■ Short exercise
Skip all pictures, then print the remaining material exactly.
* Begin Records *
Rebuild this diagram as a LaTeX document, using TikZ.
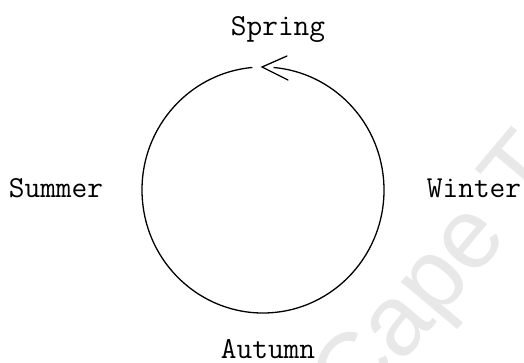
\documentclass[tikz,border=0pt]{standalone}
\usepackage{fontspec}
\newfontfamily\wmfont{Liberation Sans}
\begin{document}
\begin{tikzpicture}[x=1pt,y=-1pt,
  season/.style={font=\ttfamily\fontsize{30.5}{34}\selectfont, inner sep=0pt, anchor=base},
  cycleline/.style={line width=1.3pt, black},
  watermark/.style={font=\wmfont\fontsize{100}{110}\selectfont, text=black!9, inner sep=0pt, anchor=base west, rotate=50}]
\useasboundingbox (0,0) rectangle (524,362);
\fill[white] (0,0) rectangle (524,362);
\begin{scope}
\clip (0,0) rectangle (524,362);
\node[watermark] (wm) at (355,420) {Cape Town};
\end{scope}
\coordinate (c) at (263,190);
\draw[cycleline] ([shift={(-95:121 and 123)}]c) arc[start angle=-95, end angle=-445, x radius=121, y radius=123];
\coordinate (tip) at (262,67);
\coordinate (armup) at (287,56);
\coordinate (armdown) at (288,80);
\draw[cycleline, line cap=round] (armup) -- (tip) -- (armdown);
\node[season] (spring) at (278,35) {Spring};
\node[season] (summer) at (56,197) {Summer};
\node[season] (winter) at (474,197) {Winter};
\node[season] (autumn) at (268,358) {Autumn};
\end{tikzpicture}
\end{document}
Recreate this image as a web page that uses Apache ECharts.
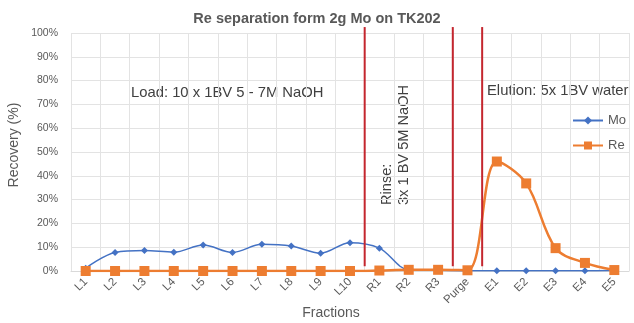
<!DOCTYPE html>
<html><head><meta charset="utf-8">
<script src="https://cdn.jsdelivr.net/npm/echarts@6/dist/echarts.min.js"></script>
<style>html,body{margin:0;padding:0;background:#fff}#c{width:634px;height:323px}</style>
</head><body><div id="c"></div>
<script>
const categories = ['L1','L2','L3','L4','L5','L6','L7','L8','L9','L10','R1','R2','R3','Purge','E1','E2','E3','E4','E5'];
const moValues = [1.2, 7.8, 8.6, 7.9, 10.9, 7.8, 11.2, 10.5, 7.5, 11.9, 9.6, 0.5, 0.3, 0.1, 0.1, 0.1, 0.1, 0.1, 0.2];
const reValues = [0, 0, 0, 0, 0, 0, 0, 0, 0, 0, 0.2, 0.5, 0.5, 0.3, 46, 36.8, 9.6, 3.4, 0.4];
const yTicks = [0,10,20,30,40,50,60,70,80,90,100];
const dividerPositions = [10, 13, 14];
const dividerRange = [2, 102.5];

const font = 'Liberation Sans';
const txt = '#595959';
const dividerSeries = dividerPositions.map(p => ({
  type: 'line', xAxisIndex: 1, yAxisIndex: 0, clip: false, silent: true,
  symbol: 'none', lineStyle: {color: '#C4262E', width: 2}, z: 5,
  data: dividerRange.map(y => [p, y])
}));

const chart = echarts.init(document.getElementById('c'), null, {renderer: 'canvas'});
chart.setOption({
  animation: false,
  backgroundColor: '#fff',
  textStyle: {fontFamily: font},
  title: {text: 'Re separation form 2g Mo on TK202', left: 'center', top: 6,
    textStyle: {fontFamily: font, fontSize: 14.5, fontWeight: 'bold', color: txt}},
  grid: {left: 71, right: 5, top: 33, bottom: 52},
  legend: {data: ['Mo', 'Re'], orient: 'vertical', left: 567, top: 109, itemGap: 12,
    itemWidth: 30, itemHeight: 10, textStyle: {fontSize: 13, color: txt, fontFamily: font}},
  xAxis: [{
    type: 'category', data: categories, boundaryGap: true,
    axisLine: {lineStyle: {color: '#D9D9D9'}}, axisTick: {show: false},
    axisLabel: {rotate: 45, fontSize: 11.5, color: txt, interval: 0, margin: 9},
    splitLine: {show: true, interval: 0, lineStyle: {color: '#E3E3E3'}}
  }, {
    type: 'value', min: 0, max: 19, show: false
  }],
  yAxis: {
    type: 'value', min: 0, max: 100, interval: 10,
    axisLabel: {formatter: v => yTicks.includes(v) ? v + '%' : '', fontSize: 10.5, color: txt, margin: 13},
    splitLine: {lineStyle: {color: '#E3E3E3'}},
    axisLine: {show: false}, axisTick: {show: false}
  },
  series: [
    {name: 'Mo', type: 'line', data: moValues, smooth: 0.35, symbol: 'diamond', symbolSize: 7,
      itemStyle: {color: '#4472C4'}, lineStyle: {color: '#4472C4', width: 1.5}, z: 3},
    {name: 'Re', type: 'line', data: reValues, smooth: 0.35, symbol: 'rect', symbolSize: 10,
      itemStyle: {color: '#ED7D31'}, lineStyle: {color: '#ED7D31', width: 2.5}, z: 4},
    ...dividerSeries
  ],
  graphic: [
    {type: 'text', x: 331, y: 313, style: {text: 'Fractions', fontSize: 14, fill: txt, fontFamily: font,
      align: 'center', verticalAlign: 'middle'}},
    {type: 'text', x: 14, y: 145, rotation: Math.PI / 2, style: {text: 'Recovery (%)', fontSize: 14, fill: txt,
      fontFamily: font, align: 'center', verticalAlign: 'middle'}},
    {type: 'text', left: 131, top: 85, style: {text: 'Load: 10 x 1BV 5 - 7M NaOH', fontSize: 14.8, fill: '#404040', fontFamily: font}},
    {type: 'text', left: 487, top: 83, style: {text: 'Elution: 5x 1BV water', fontSize: 14.8, fill: '#404040', fontFamily: font}},
    {type: 'text', x: 395, y: 205, rotation: Math.PI / 2,
      style: {text: 'Rinse:\n3x 1 BV 5M NaOH', fontSize: 14.6, fill: '#404040', fontFamily: font,
        align: 'left', verticalAlign: 'middle', lineHeight: 17}}
  ]
});
</script></body></html>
* End Records *
■ Exercise solution
Rebuild this diagram as a LaTeX document, using TikZ.
\documentclass[tikz,border=0pt]{standalone}
\usepackage{fontspec}
\newfontfamily\wmfont{Liberation Sans}
\begin{document}
\begin{tikzpicture}[x=1pt,y=-1pt,
  season/.style={font=\ttfamily\fontsize{30.5}{34}\selectfont, inner sep=0pt, anchor=base},
  cycleline/.style={line width=1.3pt, black},
  watermark/.style={font=\wmfont\fontsize{100}{110}\selectfont, text=black!9, inner sep=0pt, anchor=base west, rotate=50}]
\useasboundingbox (0,0) rectangle (524,362);
\fill[white] (0,0) rectangle (524,362);
\begin{scope}
\clip (0,0) rectangle (524,362);
\node[watermark] (wm) at (355,420) {Cape Town};
\end{scope}
\coordinate (c) at (263,190);
\draw[cycleline] ([shift={(-95:121 and 123)}]c) arc[start angle=-95, end angle=-445, x radius=121, y radius=123];
\coordinate (tip) at (262,67);
\coordinate (armup) at (287,56);
\coordinate (armdown) at (288,80);
\draw[cycleline, line cap=round] (armup) -- (tip) -- (armdown);
\node[season] (spring) at (278,35) {Spring};
\node[season] (summer) at (56,197) {Summer};
\node[season] (winter) at (474,197) {Winter};
\node[season] (autumn) at (268,358) {Autumn};
\end{tikzpicture}
\end{document}
Recreate this image as a web page that uses Apache ECharts.
<!DOCTYPE html>
<html><head><meta charset="utf-8">
<script src="https://cdn.jsdelivr.net/npm/echarts@6/dist/echarts.min.js"></script>
<style>html,body{margin:0;padding:0;background:#fff}#c{width:634px;height:323px}</style>
</head><body><div id="c"></div>
<script>
const categories = ['L1','L2','L3','L4','L5','L6','L7','L8','L9','L10','R1','R2','R3','Purge','E1','E2','E3','E4','E5'];
const moValues = [1.2, 7.8, 8.6, 7.9, 10.9, 7.8, 11.2, 10.5, 7.5, 11.9, 9.6, 0.5, 0.3, 0.1, 0.1, 0.1, 0.1, 0.1, 0.2];
const reValues = [0, 0, 0, 0, 0, 0, 0, 0, 0, 0, 0.2, 0.5, 0.5, 0.3, 46, 36.8, 9.6, 3.4, 0.4];
const yTicks = [0,10,20,30,40,50,60,70,80,90,100];
const dividerPositions = [10, 13, 14];
const dividerRange = [2, 102.5];

const font = 'Liberation Sans';
const txt = '#595959';
const dividerSeries = dividerPositions.map(p => ({
  type: 'line', xAxisIndex: 1, yAxisIndex: 0, clip: false, silent: true,
  symbol: 'none', lineStyle: {color: '#C4262E', width: 2}, z: 5,
  data: dividerRange.map(y => [p, y])
}));

const chart = echarts.init(document.getElementById('c'), null, {renderer: 'canvas'});
chart.setOption({
  animation: false,
  backgroundColor: '#fff',
  textStyle: {fontFamily: font},
  title: {text: 'Re separation form 2g Mo on TK202', left: 'center', top: 6,
    textStyle: {fontFamily: font, fontSize: 14.5, fontWeight: 'bold', color: txt}},
  grid: {left: 71, right: 5, top: 33, bottom: 52},
  legend: {data: ['Mo', 'Re'], orient: 'vertical', left: 567, top: 109, itemGap: 12,
    itemWidth: 30, itemHeight: 10, textStyle: {fontSize: 13, color: txt, fontFamily: font}},
  xAxis: [{
    type: 'category', data: categories, boundaryGap: true,
    axisLine: {lineStyle: {color: '#D9D9D9'}}, axisTick: {show: false},
    axisLabel: {rotate: 45, fontSize: 11.5, color: txt, interval: 0, margin: 9},
    splitLine: {show: true, interval: 0, lineStyle: {color: '#E3E3E3'}}
  }, {
    type: 'value', min: 0, max: 19, show: false
  }],
  yAxis: {
    type: 'value', min: 0, max: 100, interval: 10,
    axisLabel: {formatter: v => yTicks.includes(v) ? v + '%' : '', fontSize: 10.5, color: txt, margin: 13},
    splitLine: {lineStyle: {color: '#E3E3E3'}},
    axisLine: {show: false}, axisTick: {show: false}
  },
  series: [
    {name: 'Mo', type: 'line', data: moValues, smooth: 0.35, symbol: 'diamond', symbolSize: 7,
      itemStyle: {color: '#4472C4'}, lineStyle: {color: '#4472C4', width: 1.5}, z: 3},
    {name: 'Re', type: 'line', data: reValues, smooth: 0.35, symbol: 'rect', symbolSize: 10,
      itemStyle: {color: '#ED7D31'}, lineStyle: {color: '#ED7D31', width: 2.5}, z: 4},
    ...dividerSeries
  ],
  graphic: [
    {type: 'text', x: 331, y: 313, style: {text: 'Fractions', fontSize: 14, fill: txt, fontFamily: font,
      align: 'center', verticalAlign: 'middle'}},
    {type: 'text', x: 14, y: 145, rotation: Math.PI / 2, style: {text: 'Recovery (%)', fontSize: 14, fill: txt,
      fontFamily: font, align: 'center', verticalAlign: 'middle'}},
    {type: 'text', left: 131, top: 85, style: {text: 'Load: 10 x 1BV 5 - 7M NaOH', fontSize: 14.8, fill: '#404040', fontFamily: font}},
    {type: 'text', left: 487, top: 83, style: {text: 'Elution: 5x 1BV water', fontSize: 14.8, fill: '#404040', fontFamily: font}},
    {type: 'text', x: 395, y: 205, rotation: Math.PI / 2,
      style: {text: 'Rinse:\n3x 1 BV 5M NaOH', fontSize: 14.6, fill: '#404040', fontFamily: font,
        align: 'left', verticalAlign: 'middle', lineHeight: 17}}
  ]
});
</script></body></html>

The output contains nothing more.